The orange arrays were part of the P3/P4 truss segment that the space shuttle Atlantis delivered to the ISS this week. They measure 73 metres (240 feet) from tip to tip and were unfurled from the P4 section of the truss, which acts as a support structure for the station's power and cooling systems.
Watch a video of the solar array deployment.
The station's first set of solar arrays were installed in 2000. During that deployment, some elements of the arrays stuck together while they were being unfolded. When they were pulled apart, they began to shake in a way that caused two tension cables to come off their reels forcing astronauts to fix them on one of their spacewalks.
This time, NASA deployed the arrays halfway and allowed the Sun to warm them up to reduce their stickiness. The arrays still shook somewhat but, this time, NASA kept their cables fairly tight so they would not come loose.
Tests showed that the solar arrays were working properly after they were deployed. Initially, however, they will provide only enough power for their own batteries and will not send power to the rest of the station until the next shuttle mission, currently scheduled for December.

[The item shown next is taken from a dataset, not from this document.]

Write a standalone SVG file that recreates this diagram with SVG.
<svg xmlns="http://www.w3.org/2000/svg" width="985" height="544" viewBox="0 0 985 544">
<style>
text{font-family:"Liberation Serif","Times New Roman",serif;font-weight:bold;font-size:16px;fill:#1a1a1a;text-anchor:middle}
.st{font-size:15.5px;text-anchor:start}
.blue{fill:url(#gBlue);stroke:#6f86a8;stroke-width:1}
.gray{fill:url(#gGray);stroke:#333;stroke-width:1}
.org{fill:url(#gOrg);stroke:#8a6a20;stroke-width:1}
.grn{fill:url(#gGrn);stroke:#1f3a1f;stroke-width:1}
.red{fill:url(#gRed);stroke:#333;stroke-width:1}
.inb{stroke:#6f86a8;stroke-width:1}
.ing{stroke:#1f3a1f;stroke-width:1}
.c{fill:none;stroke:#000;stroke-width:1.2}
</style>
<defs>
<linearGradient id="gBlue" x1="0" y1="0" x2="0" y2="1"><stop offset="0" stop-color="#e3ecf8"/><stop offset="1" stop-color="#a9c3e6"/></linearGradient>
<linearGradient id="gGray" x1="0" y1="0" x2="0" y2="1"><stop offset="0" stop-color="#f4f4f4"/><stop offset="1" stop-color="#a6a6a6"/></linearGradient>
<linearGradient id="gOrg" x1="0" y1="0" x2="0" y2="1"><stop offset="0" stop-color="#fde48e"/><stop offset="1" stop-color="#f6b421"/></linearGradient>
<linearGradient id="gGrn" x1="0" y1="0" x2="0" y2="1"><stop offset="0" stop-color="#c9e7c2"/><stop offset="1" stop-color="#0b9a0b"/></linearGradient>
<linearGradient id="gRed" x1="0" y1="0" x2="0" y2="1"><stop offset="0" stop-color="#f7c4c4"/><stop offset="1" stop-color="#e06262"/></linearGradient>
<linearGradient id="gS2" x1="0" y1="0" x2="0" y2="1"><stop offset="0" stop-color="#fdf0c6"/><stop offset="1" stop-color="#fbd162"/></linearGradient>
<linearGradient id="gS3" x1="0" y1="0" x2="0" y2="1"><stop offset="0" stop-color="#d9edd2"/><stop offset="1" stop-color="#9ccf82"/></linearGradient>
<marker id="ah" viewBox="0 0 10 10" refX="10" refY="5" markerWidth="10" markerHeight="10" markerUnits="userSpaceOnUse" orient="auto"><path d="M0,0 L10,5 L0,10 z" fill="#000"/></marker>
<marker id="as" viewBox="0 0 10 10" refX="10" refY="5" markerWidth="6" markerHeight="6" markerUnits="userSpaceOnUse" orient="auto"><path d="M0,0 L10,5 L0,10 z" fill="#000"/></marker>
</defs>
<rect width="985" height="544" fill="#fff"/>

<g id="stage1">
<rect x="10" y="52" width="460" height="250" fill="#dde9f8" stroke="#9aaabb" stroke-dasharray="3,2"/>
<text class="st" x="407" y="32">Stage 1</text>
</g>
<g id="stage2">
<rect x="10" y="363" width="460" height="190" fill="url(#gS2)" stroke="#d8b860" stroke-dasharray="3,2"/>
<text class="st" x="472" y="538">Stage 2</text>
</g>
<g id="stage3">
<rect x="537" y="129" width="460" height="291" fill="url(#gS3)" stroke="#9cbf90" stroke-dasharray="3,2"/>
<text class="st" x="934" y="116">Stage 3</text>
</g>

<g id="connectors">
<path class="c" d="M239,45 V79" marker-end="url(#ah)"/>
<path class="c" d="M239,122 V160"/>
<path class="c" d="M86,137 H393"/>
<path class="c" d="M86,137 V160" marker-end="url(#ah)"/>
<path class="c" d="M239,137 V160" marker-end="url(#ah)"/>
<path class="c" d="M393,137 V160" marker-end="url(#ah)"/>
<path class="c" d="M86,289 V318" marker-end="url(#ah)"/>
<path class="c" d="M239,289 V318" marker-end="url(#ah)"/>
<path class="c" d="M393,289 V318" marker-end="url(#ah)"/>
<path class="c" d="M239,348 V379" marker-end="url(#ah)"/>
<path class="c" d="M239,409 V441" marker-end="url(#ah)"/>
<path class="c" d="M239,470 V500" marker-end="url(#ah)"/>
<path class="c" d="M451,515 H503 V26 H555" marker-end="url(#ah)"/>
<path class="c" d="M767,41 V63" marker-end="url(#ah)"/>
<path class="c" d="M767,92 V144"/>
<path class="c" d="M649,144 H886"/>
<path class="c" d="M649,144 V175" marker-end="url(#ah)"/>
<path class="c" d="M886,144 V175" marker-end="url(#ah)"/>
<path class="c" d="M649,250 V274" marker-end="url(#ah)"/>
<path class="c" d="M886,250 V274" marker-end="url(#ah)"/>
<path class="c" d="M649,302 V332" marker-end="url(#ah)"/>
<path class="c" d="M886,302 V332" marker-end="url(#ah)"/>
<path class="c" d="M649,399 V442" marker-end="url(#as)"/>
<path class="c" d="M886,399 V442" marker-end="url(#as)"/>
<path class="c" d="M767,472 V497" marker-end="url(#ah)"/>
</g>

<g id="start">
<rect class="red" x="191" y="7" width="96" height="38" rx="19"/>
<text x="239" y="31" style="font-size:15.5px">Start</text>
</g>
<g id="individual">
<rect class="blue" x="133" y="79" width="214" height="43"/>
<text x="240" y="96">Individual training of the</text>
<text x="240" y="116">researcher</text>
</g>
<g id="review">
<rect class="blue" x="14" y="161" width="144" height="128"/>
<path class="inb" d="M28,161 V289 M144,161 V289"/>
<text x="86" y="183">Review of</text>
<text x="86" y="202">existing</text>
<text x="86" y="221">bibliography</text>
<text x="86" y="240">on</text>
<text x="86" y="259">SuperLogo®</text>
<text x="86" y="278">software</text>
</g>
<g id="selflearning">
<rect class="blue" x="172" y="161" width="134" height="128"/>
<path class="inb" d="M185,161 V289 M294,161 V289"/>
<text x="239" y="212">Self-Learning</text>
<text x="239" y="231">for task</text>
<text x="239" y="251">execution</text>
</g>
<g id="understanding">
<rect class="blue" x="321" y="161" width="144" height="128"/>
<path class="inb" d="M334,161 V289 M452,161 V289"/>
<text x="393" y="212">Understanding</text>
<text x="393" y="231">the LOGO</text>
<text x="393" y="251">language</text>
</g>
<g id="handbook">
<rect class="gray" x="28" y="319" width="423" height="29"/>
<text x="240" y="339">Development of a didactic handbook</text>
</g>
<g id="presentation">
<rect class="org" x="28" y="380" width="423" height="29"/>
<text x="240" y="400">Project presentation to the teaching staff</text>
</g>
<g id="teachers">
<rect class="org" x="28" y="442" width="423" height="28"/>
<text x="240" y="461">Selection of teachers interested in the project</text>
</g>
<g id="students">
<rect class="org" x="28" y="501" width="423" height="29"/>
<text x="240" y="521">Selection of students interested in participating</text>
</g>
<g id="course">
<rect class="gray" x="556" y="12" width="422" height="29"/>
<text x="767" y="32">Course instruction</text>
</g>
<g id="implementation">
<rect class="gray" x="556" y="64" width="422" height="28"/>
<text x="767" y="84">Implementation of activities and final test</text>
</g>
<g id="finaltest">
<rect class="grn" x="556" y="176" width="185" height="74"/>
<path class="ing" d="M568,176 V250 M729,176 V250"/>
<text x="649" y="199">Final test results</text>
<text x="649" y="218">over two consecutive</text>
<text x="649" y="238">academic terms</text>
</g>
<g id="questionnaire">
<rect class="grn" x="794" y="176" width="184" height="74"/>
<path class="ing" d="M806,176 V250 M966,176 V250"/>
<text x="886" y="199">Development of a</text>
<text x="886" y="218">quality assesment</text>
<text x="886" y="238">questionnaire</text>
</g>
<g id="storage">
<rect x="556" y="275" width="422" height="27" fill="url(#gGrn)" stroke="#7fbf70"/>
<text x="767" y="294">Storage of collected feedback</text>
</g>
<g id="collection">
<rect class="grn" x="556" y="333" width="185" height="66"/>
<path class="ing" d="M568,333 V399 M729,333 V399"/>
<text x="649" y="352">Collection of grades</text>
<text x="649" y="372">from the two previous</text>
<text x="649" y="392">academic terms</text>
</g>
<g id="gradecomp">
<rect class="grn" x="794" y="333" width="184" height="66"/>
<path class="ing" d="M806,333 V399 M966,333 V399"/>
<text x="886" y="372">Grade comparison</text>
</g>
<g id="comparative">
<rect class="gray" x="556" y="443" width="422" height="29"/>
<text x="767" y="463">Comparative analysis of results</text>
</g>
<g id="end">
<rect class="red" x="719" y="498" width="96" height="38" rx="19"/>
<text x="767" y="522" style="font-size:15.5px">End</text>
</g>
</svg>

Once that happens, they will double the station's power. That will allow more modules to be added to the station, including the European Space Agency's Columbus module, currently scheduled for a 2007 delivery.

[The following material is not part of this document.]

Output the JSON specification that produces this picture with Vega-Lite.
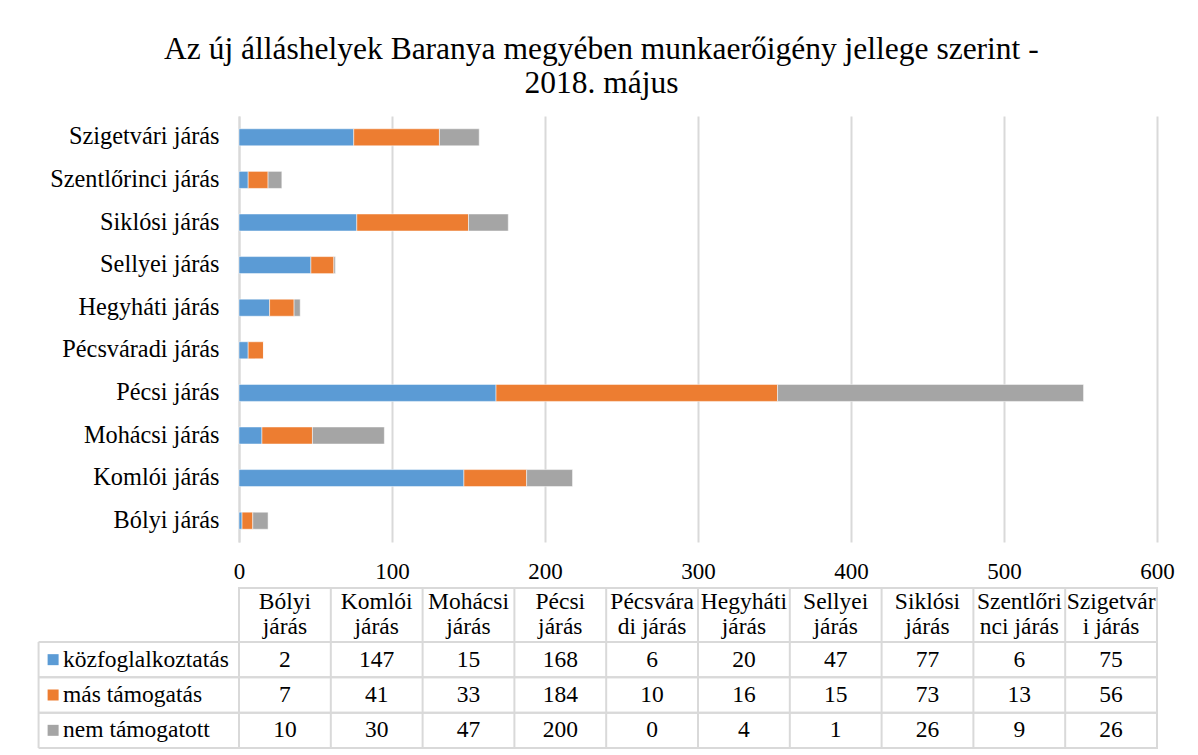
{
  "$schema": "https://vega.github.io/schema/vega-lite/v6.json",
  "background": "white",
  "padding": {"left": 36, "top": 34, "right": 5, "bottom": 5},
  "autosize": {"type": "pad"},
  "config": {
    "font": "Liberation Serif",
    "view": {"stroke": null},
    "axis": {"labelColor": "#000000", "labelFont": "Liberation Serif"}
  },
  "title": {
    "text": ["Az új álláshelyek Baranya megyében munkaerőigény jellege szerint -", "2018. május"],
    "font": "Liberation Serif",
    "fontSize": 31.5,
    "fontWeight": "normal",
    "lineHeight": 33.5,
    "color": "#000000",
    "anchor": "middle",
    "offset": 17,
    "dx": -4
  },
  "datasets": {
    "long": [
      {"d": "Bólyi járás", "s": "közfoglalkoztatás", "v": 2},
      {"d": "Bólyi járás", "s": "más támogatás", "v": 7},
      {"d": "Bólyi járás", "s": "nem támogatott", "v": 10},
      {"d": "Komlói járás", "s": "közfoglalkoztatás", "v": 147},
      {"d": "Komlói járás", "s": "más támogatás", "v": 41},
      {"d": "Komlói járás", "s": "nem támogatott", "v": 30},
      {"d": "Mohácsi járás", "s": "közfoglalkoztatás", "v": 15},
      {"d": "Mohácsi járás", "s": "más támogatás", "v": 33},
      {"d": "Mohácsi járás", "s": "nem támogatott", "v": 47},
      {"d": "Pécsi járás", "s": "közfoglalkoztatás", "v": 168},
      {"d": "Pécsi járás", "s": "más támogatás", "v": 184},
      {"d": "Pécsi járás", "s": "nem támogatott", "v": 200},
      {"d": "Pécsváradi járás", "s": "közfoglalkoztatás", "v": 6},
      {"d": "Pécsváradi járás", "s": "más támogatás", "v": 10},
      {"d": "Pécsváradi járás", "s": "nem támogatott", "v": 0},
      {"d": "Hegyháti járás", "s": "közfoglalkoztatás", "v": 20},
      {"d": "Hegyháti járás", "s": "más támogatás", "v": 16},
      {"d": "Hegyháti járás", "s": "nem támogatott", "v": 4},
      {"d": "Sellyei járás", "s": "közfoglalkoztatás", "v": 47},
      {"d": "Sellyei járás", "s": "más támogatás", "v": 15},
      {"d": "Sellyei járás", "s": "nem támogatott", "v": 1},
      {"d": "Siklósi járás", "s": "közfoglalkoztatás", "v": 77},
      {"d": "Siklósi járás", "s": "más támogatás", "v": 73},
      {"d": "Siklósi járás", "s": "nem támogatott", "v": 26},
      {"d": "Szentlőrinci járás", "s": "közfoglalkoztatás", "v": 6},
      {"d": "Szentlőrinci járás", "s": "más támogatás", "v": 13},
      {"d": "Szentlőrinci járás", "s": "nem támogatott", "v": 9},
      {"d": "Szigetvári járás", "s": "közfoglalkoztatás", "v": 75},
      {"d": "Szigetvári járás", "s": "más támogatás", "v": 56},
      {"d": "Szigetvári járás", "s": "nem támogatott", "v": 26}
    ],
    "dist": [
      {"d": "Bólyi járás", "h": "Bólyi\njárás"},
      {"d": "Komlói járás", "h": "Komlói\njárás"},
      {"d": "Mohácsi járás", "h": "Mohácsi\njárás"},
      {"d": "Pécsi járás", "h": "Pécsi\njárás"},
      {"d": "Pécsváradi járás", "h": "Pécsvára\ndi járás"},
      {"d": "Hegyháti járás", "h": "Hegyháti\njárás"},
      {"d": "Sellyei járás", "h": "Sellyei\njárás"},
      {"d": "Siklósi járás", "h": "Siklósi\njárás"},
      {"d": "Szentlőrinci járás", "h": "Szentlőri\nnci járás"},
      {"d": "Szigetvári járás", "h": "Szigetvár\ni járás"}
    ],
    "series": [
      {"s": "közfoglalkoztatás"},
      {"s": "más támogatás"},
      {"s": "nem támogatott"}
    ],
    "edge": [{"e": "left"}]
  },
  "spacing": 46,
  "bounds": "flush",
  "vconcat": [
    {
      "width": 918,
      "height": 426,
      "view": {"stroke": null},
      "data": {"name": "long"},
      "mark": {"type": "bar", "stroke": "#ffffff", "strokeWidth": 0.5},
      "encoding": {
        "y": {
          "field": "d", "type": "nominal",
          "sort": ["Szigetvári járás", "Szentlőrinci járás", "Siklósi járás", "Sellyei járás", "Hegyháti járás", "Pécsváradi járás", "Pécsi járás", "Mohácsi járás", "Komlói járás", "Bólyi járás"],
          "scale": {"paddingInner": 0.6, "paddingOuter": 0.3},
          "axis": {"title": null, "ticks": false, "domainColor": "#d9d9d9", "domainWidth": 2, "labelFontSize": 24.3, "labelPadding": 20}
        },
        "x": {
          "field": "v", "type": "quantitative", "stack": "zero",
          "scale": {"domain": [0, 600], "nice": false},
          "axis": {"title": null, "values": [0, 100, 200, 300, 400, 500, 600], "grid": true, "gridColor": "#d9d9d9", "gridWidth": 2, "domain": false, "ticks": false, "labelFontSize": 23, "labelPadding": 18, "labelFlush": false}
        },
        "color": {
          "field": "s", "type": "nominal",
          "scale": {"domain": ["közfoglalkoztatás", "más támogatás", "nem támogatott"], "range": ["#5B9BD5", "#ED7D31", "#A5A5A5"]},
          "legend": null
        },
        "order": {"field": "s", "sort": "ascending"}
      }
    },
    {
      "spacing": 0,
      "bounds": "flush",
      "vconcat": [
        {
          "width": 918,
          "height": 54,
          "view": {"stroke": "#d9d9d9", "strokeWidth": 2},
          "data": {"name": "dist"},
          "layer": [
            {
              "mark": {"type": "rule", "color": "#d9d9d9", "strokeWidth": 2},
              "encoding": {
                "x": {"field": "d", "type": "nominal", "bandPosition": 0,
                  "sort": ["Bólyi járás", "Komlói járás", "Mohácsi járás", "Pécsi járás", "Pécsváradi járás", "Hegyháti járás", "Sellyei járás", "Siklósi járás", "Szentlőrinci járás", "Szigetvári járás"],
                  "scale": {"type": "band", "paddingInner": 0, "paddingOuter": 0}, "axis": null}
              }
            },
            {
              "mark": {"type": "text", "lineBreak": "\n", "lineHeight": 24.5, "fontSize": 23.5, "color": "#000000", "align": "center", "baseline": "middle", "dy": -13},
              "encoding": {
                "x": {"field": "d", "type": "nominal",
                  "sort": ["Bólyi járás", "Komlói járás", "Mohácsi járás", "Pécsi járás", "Pécsváradi járás", "Hegyháti járás", "Sellyei járás", "Siklósi járás", "Szentlőrinci járás", "Szigetvári járás"],
                  "scale": {"type": "band", "paddingInner": 0, "paddingOuter": 0}, "axis": null},
                "text": {"field": "h", "type": "nominal"}
              }
            }
          ]
        },
        {
          "width": 918,
          "height": 106,
          "view": {"stroke": "#d9d9d9", "strokeWidth": 2},
          "layer": [
            {
              "data": {"name": "long"},
              "mark": {"type": "text", "fontSize": 23.5, "color": "#000000", "align": "center", "baseline": "middle"},
              "encoding": {
                "x": {"field": "d", "type": "nominal",
                  "sort": ["Bólyi járás", "Komlói járás", "Mohácsi járás", "Pécsi járás", "Pécsváradi járás", "Hegyháti járás", "Sellyei járás", "Siklósi járás", "Szentlőrinci járás", "Szigetvári járás"],
                  "scale": {"type": "band", "paddingInner": 0, "paddingOuter": 0}, "axis": null},
                "y": {"field": "s", "type": "nominal", "sort": ["közfoglalkoztatás", "más támogatás", "nem támogatott"],
                  "scale": {"type": "band", "paddingInner": 0, "paddingOuter": 0}, "axis": null},
                "text": {"field": "v", "type": "quantitative"}
              }
            },
            {
              "data": {"name": "dist"},
              "mark": {"type": "rule", "color": "#d9d9d9", "strokeWidth": 2},
              "encoding": {
                "x": {"field": "d", "type": "nominal", "bandPosition": 0,
                  "sort": ["Bólyi járás", "Komlói járás", "Mohácsi járás", "Pécsi járás", "Pécsváradi járás", "Hegyháti járás", "Sellyei járás", "Siklósi járás", "Szentlőrinci járás", "Szigetvári járás"],
                  "scale": {"type": "band", "paddingInner": 0, "paddingOuter": 0}, "axis": null}
              }
            },
            {
              "data": {"name": "series"},
              "mark": {"type": "rule", "color": "#d9d9d9", "strokeWidth": 2},
              "encoding": {
                "y": {"field": "s", "type": "nominal", "bandPosition": 0, "sort": ["közfoglalkoztatás", "más támogatás", "nem támogatott"],
                  "scale": {"type": "band", "paddingInner": 0, "paddingOuter": 0}, "axis": null},
                "x": {"datum": -131, "type": "quantitative", "scale": {"domain": [0, 600], "nice": false}, "axis": null},
                "x2": {"datum": 600}
              }
            },
            {
              "data": {"name": "series"},
              "mark": {"type": "rule", "color": "#d9d9d9", "strokeWidth": 2},
              "encoding": {
                "y": {"field": "s", "type": "nominal", "bandPosition": 1, "sort": ["közfoglalkoztatás", "más támogatás", "nem támogatott"],
                  "scale": {"type": "band", "paddingInner": 0, "paddingOuter": 0}, "axis": null},
                "x": {"datum": -131, "type": "quantitative", "scale": {"domain": [0, 600], "nice": false}, "axis": null},
                "x2": {"datum": 600}
              }
            },
            {
              "data": {"name": "edge"},
              "mark": {"type": "rule", "color": "#d9d9d9", "strokeWidth": 2},
              "encoding": {
                "x": {"datum": -131, "type": "quantitative", "scale": {"domain": [0, 600], "nice": false}, "axis": null}
              }
            },
            {
              "data": {"name": "series"},
              "mark": {"type": "square", "size": 121, "filled": true, "opacity": 1},
              "encoding": {
                "x": {"datum": -121.5, "type": "quantitative", "scale": {"domain": [0, 600], "nice": false}, "axis": null},
                "y": {"field": "s", "type": "nominal", "sort": ["közfoglalkoztatás", "más támogatás", "nem támogatott"],
                  "scale": {"type": "band", "paddingInner": 0, "paddingOuter": 0}, "axis": null},
                "color": {"field": "s", "type": "nominal",
                  "scale": {"domain": ["közfoglalkoztatás", "más támogatás", "nem támogatott"], "range": ["#5B9BD5", "#ED7D31", "#A5A5A5"]},
                  "legend": null}
              }
            },
            {
              "data": {"name": "series"},
              "mark": {"type": "text", "fontSize": 23.5, "color": "#000000", "align": "left", "baseline": "middle"},
              "encoding": {
                "x": {"datum": -115, "type": "quantitative", "scale": {"domain": [0, 600], "nice": false}, "axis": null},
                "y": {"field": "s", "type": "nominal", "sort": ["közfoglalkoztatás", "más támogatás", "nem támogatott"],
                  "scale": {"type": "band", "paddingInner": 0, "paddingOuter": 0}, "axis": null},
                "text": {"field": "s", "type": "nominal"}
              }
            }
          ],
          "resolve": {"scale": {"x": "independent"}}
        }
      ]
    }
  ]
}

"Power supply is one of the important prerequisites for that," European Space Agency astronaut Thomas Reiter told CNN from the space station on Thursday.
The astronauts and ground control got a little bit behind schedule before the arrays were deployed when a joint that will eventually allow the solar arrays to rotate and track the Sun did not work as expected late on Wednesday. Ground controllers traced it to a software problem and quickly fixed it.
Besides a couple of bolts floating away and a stuck bolt during a spacewalk, this mission has gone fairly smoothly, according to NASA managers. "I couldn't ask for a better restart for assembly," says NASA's ISS programme manager Mike Suffredini.
This is the first ISS construction mission since 2002. The shuttle fleet was grounded following the Columbia accident and the first two post-Columbia shuttle missions were devoted to testing new safety procedures and hardware and delivering supplies to the ISS.
On Friday, astronauts Joe Tanner and Heidemarie Stefanyshyn-Piper will embark on the mission's third spacewalk. One of their main tasks will be to replace a spare S-band antenna on the station's S1 truss. They also plan to deploy a new radiator on the P4 truss segment and add a heat shield for a Ku-band antenna on the station.
They will also unhook a tether that looks like it might be interfere with the railcar that allows the station's robotic arm to work the length of the truss. The railcar will move to the end of the new P3 truss after Friday's spacewalk.
And Tanner will climb up the structure supporting the station's other US solar array to retrieve an experiment that exposes materials to space.
If there is time, they may install an external wireless antenna on the Destiny laboratory and use an infrared video camera to look for damage on the orbiter's wings. The shuttle's heat shield has already been declared safe for landing, so this inspection will serve only as another test of this camera.